=== Data excerpt ===
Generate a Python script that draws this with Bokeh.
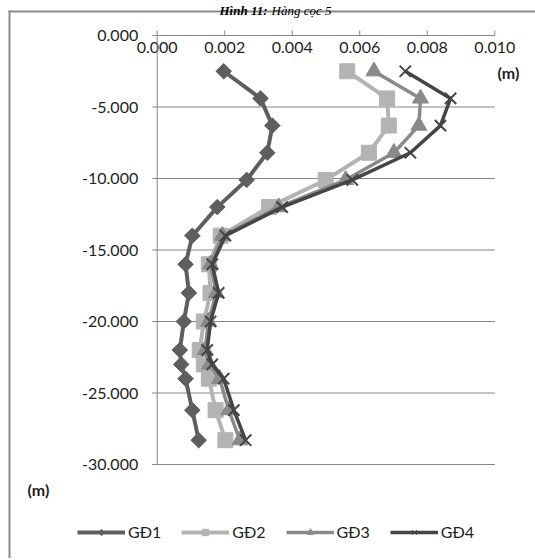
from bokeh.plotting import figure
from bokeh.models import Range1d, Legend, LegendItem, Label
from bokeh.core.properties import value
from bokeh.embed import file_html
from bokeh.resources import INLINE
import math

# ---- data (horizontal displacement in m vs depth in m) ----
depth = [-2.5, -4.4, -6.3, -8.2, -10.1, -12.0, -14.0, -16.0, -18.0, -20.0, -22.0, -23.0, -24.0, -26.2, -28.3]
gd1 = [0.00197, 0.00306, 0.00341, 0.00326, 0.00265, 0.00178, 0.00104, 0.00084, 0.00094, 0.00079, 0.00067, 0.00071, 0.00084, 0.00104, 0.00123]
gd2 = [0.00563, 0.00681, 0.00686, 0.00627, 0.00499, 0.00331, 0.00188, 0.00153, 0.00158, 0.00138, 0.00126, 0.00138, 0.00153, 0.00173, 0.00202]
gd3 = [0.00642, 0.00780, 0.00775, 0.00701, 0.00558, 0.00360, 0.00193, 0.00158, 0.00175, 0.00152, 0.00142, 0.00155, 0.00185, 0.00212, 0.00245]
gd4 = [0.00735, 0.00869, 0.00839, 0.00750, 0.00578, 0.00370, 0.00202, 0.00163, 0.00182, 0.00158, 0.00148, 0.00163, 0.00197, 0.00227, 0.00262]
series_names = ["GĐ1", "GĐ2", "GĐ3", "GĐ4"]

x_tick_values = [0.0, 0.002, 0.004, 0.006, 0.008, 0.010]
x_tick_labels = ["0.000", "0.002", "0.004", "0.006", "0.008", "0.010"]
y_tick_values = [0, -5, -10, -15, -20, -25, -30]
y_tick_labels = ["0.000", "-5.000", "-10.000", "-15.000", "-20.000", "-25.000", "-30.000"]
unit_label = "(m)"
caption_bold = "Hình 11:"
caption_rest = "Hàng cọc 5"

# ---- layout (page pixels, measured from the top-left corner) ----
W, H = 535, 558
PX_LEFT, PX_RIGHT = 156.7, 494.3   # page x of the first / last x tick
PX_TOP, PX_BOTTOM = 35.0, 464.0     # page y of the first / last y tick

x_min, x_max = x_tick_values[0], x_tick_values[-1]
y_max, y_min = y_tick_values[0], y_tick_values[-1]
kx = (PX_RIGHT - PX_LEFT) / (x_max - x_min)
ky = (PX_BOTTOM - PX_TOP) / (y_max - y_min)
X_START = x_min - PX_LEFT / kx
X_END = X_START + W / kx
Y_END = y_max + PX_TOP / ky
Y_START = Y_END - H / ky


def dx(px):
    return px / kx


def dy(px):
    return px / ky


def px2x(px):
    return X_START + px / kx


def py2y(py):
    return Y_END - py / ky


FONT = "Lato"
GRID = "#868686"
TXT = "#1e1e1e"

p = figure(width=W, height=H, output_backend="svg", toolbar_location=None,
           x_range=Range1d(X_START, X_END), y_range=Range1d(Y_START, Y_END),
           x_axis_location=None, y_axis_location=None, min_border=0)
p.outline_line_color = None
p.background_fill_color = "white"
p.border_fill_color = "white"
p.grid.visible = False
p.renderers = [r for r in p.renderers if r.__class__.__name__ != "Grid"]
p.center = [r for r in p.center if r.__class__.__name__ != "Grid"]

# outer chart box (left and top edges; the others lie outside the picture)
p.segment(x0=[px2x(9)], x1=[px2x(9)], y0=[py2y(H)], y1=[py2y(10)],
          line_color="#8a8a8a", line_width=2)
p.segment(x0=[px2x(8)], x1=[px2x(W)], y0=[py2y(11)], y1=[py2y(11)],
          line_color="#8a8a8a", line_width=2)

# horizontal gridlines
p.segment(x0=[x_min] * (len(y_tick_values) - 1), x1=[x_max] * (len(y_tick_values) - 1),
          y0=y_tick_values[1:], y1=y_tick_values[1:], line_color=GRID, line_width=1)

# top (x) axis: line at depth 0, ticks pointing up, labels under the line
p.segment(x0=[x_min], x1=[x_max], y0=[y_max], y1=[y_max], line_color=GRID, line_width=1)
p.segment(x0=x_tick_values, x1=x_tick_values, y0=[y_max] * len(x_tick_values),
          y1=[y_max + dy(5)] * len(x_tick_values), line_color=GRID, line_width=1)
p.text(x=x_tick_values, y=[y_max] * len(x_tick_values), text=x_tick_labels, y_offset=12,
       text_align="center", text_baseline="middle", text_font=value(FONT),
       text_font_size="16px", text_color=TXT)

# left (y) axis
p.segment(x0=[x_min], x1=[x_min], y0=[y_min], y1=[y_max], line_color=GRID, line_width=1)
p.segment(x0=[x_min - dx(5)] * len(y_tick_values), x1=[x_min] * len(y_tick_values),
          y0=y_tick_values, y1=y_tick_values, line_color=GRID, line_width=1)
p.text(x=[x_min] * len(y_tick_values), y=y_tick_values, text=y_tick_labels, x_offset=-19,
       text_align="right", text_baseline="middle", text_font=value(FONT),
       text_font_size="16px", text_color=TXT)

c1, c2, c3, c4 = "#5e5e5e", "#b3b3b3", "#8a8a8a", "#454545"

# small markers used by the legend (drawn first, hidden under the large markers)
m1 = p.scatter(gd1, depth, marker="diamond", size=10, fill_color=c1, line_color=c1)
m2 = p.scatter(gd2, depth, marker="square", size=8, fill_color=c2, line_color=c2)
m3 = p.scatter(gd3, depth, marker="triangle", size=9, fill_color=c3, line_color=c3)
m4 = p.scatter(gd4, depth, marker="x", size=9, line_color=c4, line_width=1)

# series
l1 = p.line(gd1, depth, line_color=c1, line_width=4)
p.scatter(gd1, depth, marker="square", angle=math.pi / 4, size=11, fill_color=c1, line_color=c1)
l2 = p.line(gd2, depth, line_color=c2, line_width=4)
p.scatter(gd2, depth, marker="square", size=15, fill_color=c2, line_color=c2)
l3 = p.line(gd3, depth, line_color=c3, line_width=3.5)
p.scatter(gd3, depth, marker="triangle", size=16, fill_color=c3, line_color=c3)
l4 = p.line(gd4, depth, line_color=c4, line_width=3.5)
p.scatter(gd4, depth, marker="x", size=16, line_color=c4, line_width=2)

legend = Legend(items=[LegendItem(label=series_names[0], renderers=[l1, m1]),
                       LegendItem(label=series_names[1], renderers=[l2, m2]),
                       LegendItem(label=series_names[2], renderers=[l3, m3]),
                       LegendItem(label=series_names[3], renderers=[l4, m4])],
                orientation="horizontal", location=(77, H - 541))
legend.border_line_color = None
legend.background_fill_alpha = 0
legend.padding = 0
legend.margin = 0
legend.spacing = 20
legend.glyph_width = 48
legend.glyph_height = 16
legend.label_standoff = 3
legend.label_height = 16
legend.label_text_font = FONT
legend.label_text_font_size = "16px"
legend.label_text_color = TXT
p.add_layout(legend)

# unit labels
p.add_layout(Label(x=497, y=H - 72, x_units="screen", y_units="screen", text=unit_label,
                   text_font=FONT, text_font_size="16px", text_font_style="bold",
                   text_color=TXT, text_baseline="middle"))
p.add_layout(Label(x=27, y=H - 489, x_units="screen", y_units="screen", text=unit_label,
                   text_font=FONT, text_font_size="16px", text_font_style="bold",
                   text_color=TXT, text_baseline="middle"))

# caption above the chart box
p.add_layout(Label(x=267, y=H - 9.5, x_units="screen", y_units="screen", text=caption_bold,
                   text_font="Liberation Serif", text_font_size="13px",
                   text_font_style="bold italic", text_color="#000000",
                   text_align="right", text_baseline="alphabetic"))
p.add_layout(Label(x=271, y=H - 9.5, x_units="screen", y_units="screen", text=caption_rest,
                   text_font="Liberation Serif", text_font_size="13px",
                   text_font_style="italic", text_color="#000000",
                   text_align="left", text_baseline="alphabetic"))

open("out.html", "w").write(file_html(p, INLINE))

=== Set problem ===
Write out the material above once more, exactly as it reads, with no pictures.

=== Expected answer ===
Generate a Python script that draws this with Bokeh.
from bokeh.plotting import figure
from bokeh.models import Range1d, Legend, LegendItem, Label
from bokeh.core.properties import value
from bokeh.embed import file_html
from bokeh.resources import INLINE
import math

# ---- data (horizontal displacement in m vs depth in m) ----
depth = [-2.5, -4.4, -6.3, -8.2, -10.1, -12.0, -14.0, -16.0, -18.0, -20.0, -22.0, -23.0, -24.0, -26.2, -28.3]
gd1 = [0.00197, 0.00306, 0.00341, 0.00326, 0.00265, 0.00178, 0.00104, 0.00084, 0.00094, 0.00079, 0.00067, 0.00071, 0.00084, 0.00104, 0.00123]
gd2 = [0.00563, 0.00681, 0.00686, 0.00627, 0.00499, 0.00331, 0.00188, 0.00153, 0.00158, 0.00138, 0.00126, 0.00138, 0.00153, 0.00173, 0.00202]
gd3 = [0.00642, 0.00780, 0.00775, 0.00701, 0.00558, 0.00360, 0.00193, 0.00158, 0.00175, 0.00152, 0.00142, 0.00155, 0.00185, 0.00212, 0.00245]
gd4 = [0.00735, 0.00869, 0.00839, 0.00750, 0.00578, 0.00370, 0.00202, 0.00163, 0.00182, 0.00158, 0.00148, 0.00163, 0.00197, 0.00227, 0.00262]
series_names = ["GĐ1", "GĐ2", "GĐ3", "GĐ4"]

x_tick_values = [0.0, 0.002, 0.004, 0.006, 0.008, 0.010]
x_tick_labels = ["0.000", "0.002", "0.004", "0.006", "0.008", "0.010"]
y_tick_values = [0, -5, -10, -15, -20, -25, -30]
y_tick_labels = ["0.000", "-5.000", "-10.000", "-15.000", "-20.000", "-25.000", "-30.000"]
unit_label = "(m)"
caption_bold = "Hình 11:"
caption_rest = "Hàng cọc 5"

# ---- layout (page pixels, measured from the top-left corner) ----
W, H = 535, 558
PX_LEFT, PX_RIGHT = 156.7, 494.3   # page x of the first / last x tick
PX_TOP, PX_BOTTOM = 35.0, 464.0     # page y of the first / last y tick

x_min, x_max = x_tick_values[0], x_tick_values[-1]
y_max, y_min = y_tick_values[0], y_tick_values[-1]
kx = (PX_RIGHT - PX_LEFT) / (x_max - x_min)
ky = (PX_BOTTOM - PX_TOP) / (y_max - y_min)
X_START = x_min - PX_LEFT / kx
X_END = X_START + W / kx
Y_END = y_max + PX_TOP / ky
Y_START = Y_END - H / ky


def dx(px):
    return px / kx


def dy(px):
    return px / ky


def px2x(px):
    return X_START + px / kx


def py2y(py):
    return Y_END - py / ky


FONT = "Lato"
GRID = "#868686"
TXT = "#1e1e1e"

p = figure(width=W, height=H, output_backend="svg", toolbar_location=None,
           x_range=Range1d(X_START, X_END), y_range=Range1d(Y_START, Y_END),
           x_axis_location=None, y_axis_location=None, min_border=0)
p.outline_line_color = None
p.background_fill_color = "white"
p.border_fill_color = "white"
p.grid.visible = False
p.renderers = [r for r in p.renderers if r.__class__.__name__ != "Grid"]
p.center = [r for r in p.center if r.__class__.__name__ != "Grid"]

# outer chart box (left and top edges; the others lie outside the picture)
p.segment(x0=[px2x(9)], x1=[px2x(9)], y0=[py2y(H)], y1=[py2y(10)],
          line_color="#8a8a8a", line_width=2)
p.segment(x0=[px2x(8)], x1=[px2x(W)], y0=[py2y(11)], y1=[py2y(11)],
          line_color="#8a8a8a", line_width=2)

# horizontal gridlines
p.segment(x0=[x_min] * (len(y_tick_values) - 1), x1=[x_max] * (len(y_tick_values) - 1),
          y0=y_tick_values[1:], y1=y_tick_values[1:], line_color=GRID, line_width=1)

# top (x) axis: line at depth 0, ticks pointing up, labels under the line
p.segment(x0=[x_min], x1=[x_max], y0=[y_max], y1=[y_max], line_color=GRID, line_width=1)
p.segment(x0=x_tick_values, x1=x_tick_values, y0=[y_max] * len(x_tick_values),
          y1=[y_max + dy(5)] * len(x_tick_values), line_color=GRID, line_width=1)
p.text(x=x_tick_values, y=[y_max] * len(x_tick_values), text=x_tick_labels, y_offset=12,
       text_align="center", text_baseline="middle", text_font=value(FONT),
       text_font_size="16px", text_color=TXT)

# left (y) axis
p.segment(x0=[x_min], x1=[x_min], y0=[y_min], y1=[y_max], line_color=GRID, line_width=1)
p.segment(x0=[x_min - dx(5)] * len(y_tick_values), x1=[x_min] * len(y_tick_values),
          y0=y_tick_values, y1=y_tick_values, line_color=GRID, line_width=1)
p.text(x=[x_min] * len(y_tick_values), y=y_tick_values, text=y_tick_labels, x_offset=-19,
       text_align="right", text_baseline="middle", text_font=value(FONT),
       text_font_size="16px", text_color=TXT)

c1, c2, c3, c4 = "#5e5e5e", "#b3b3b3", "#8a8a8a", "#454545"

# small markers used by the legend (drawn first, hidden under the large markers)
m1 = p.scatter(gd1, depth, marker="diamond", size=10, fill_color=c1, line_color=c1)
m2 = p.scatter(gd2, depth, marker="square", size=8, fill_color=c2, line_color=c2)
m3 = p.scatter(gd3, depth, marker="triangle", size=9, fill_color=c3, line_color=c3)
m4 = p.scatter(gd4, depth, marker="x", size=9, line_color=c4, line_width=1)

# series
l1 = p.line(gd1, depth, line_color=c1, line_width=4)
p.scatter(gd1, depth, marker="square", angle=math.pi / 4, size=11, fill_color=c1, line_color=c1)
l2 = p.line(gd2, depth, line_color=c2, line_width=4)
p.scatter(gd2, depth, marker="square", size=15, fill_color=c2, line_color=c2)
l3 = p.line(gd3, depth, line_color=c3, line_width=3.5)
p.scatter(gd3, depth, marker="triangle", size=16, fill_color=c3, line_color=c3)
l4 = p.line(gd4, depth, line_color=c4, line_width=3.5)
p.scatter(gd4, depth, marker="x", size=16, line_color=c4, line_width=2)

legend = Legend(items=[LegendItem(label=series_names[0], renderers=[l1, m1]),
                       LegendItem(label=series_names[1], renderers=[l2, m2]),
                       LegendItem(label=series_names[2], renderers=[l3, m3]),
                       LegendItem(label=series_names[3], renderers=[l4, m4])],
                orientation="horizontal", location=(77, H - 541))
legend.border_line_color = None
legend.background_fill_alpha = 0
legend.padding = 0
legend.margin = 0
legend.spacing = 20
legend.glyph_width = 48
legend.glyph_height = 16
legend.label_standoff = 3
legend.label_height = 16
legend.label_text_font = FONT
legend.label_text_font_size = "16px"
legend.label_text_color = TXT
p.add_layout(legend)

# unit labels
p.add_layout(Label(x=497, y=H - 72, x_units="screen", y_units="screen", text=unit_label,
                   text_font=FONT, text_font_size="16px", text_font_style="bold",
                   text_color=TXT, text_baseline="middle"))
p.add_layout(Label(x=27, y=H - 489, x_units="screen", y_units="screen", text=unit_label,
                   text_font=FONT, text_font_size="16px", text_font_style="bold",
                   text_color=TXT, text_baseline="middle"))

# caption above the chart box
p.add_layout(Label(x=267, y=H - 9.5, x_units="screen", y_units="screen", text=caption_bold,
                   text_font="Liberation Serif", text_font_size="13px",
                   text_font_style="bold italic", text_color="#000000",
                   text_align="right", text_baseline="alphabetic"))
p.add_layout(Label(x=271, y=H - 9.5, x_units="screen", y_units="screen", text=caption_rest,
                   text_font="Liberation Serif", text_font_size="13px",
                   text_font_style="italic", text_color="#000000",
                   text_align="left", text_baseline="alphabetic"))

open("out.html", "w").write(file_html(p, INLINE))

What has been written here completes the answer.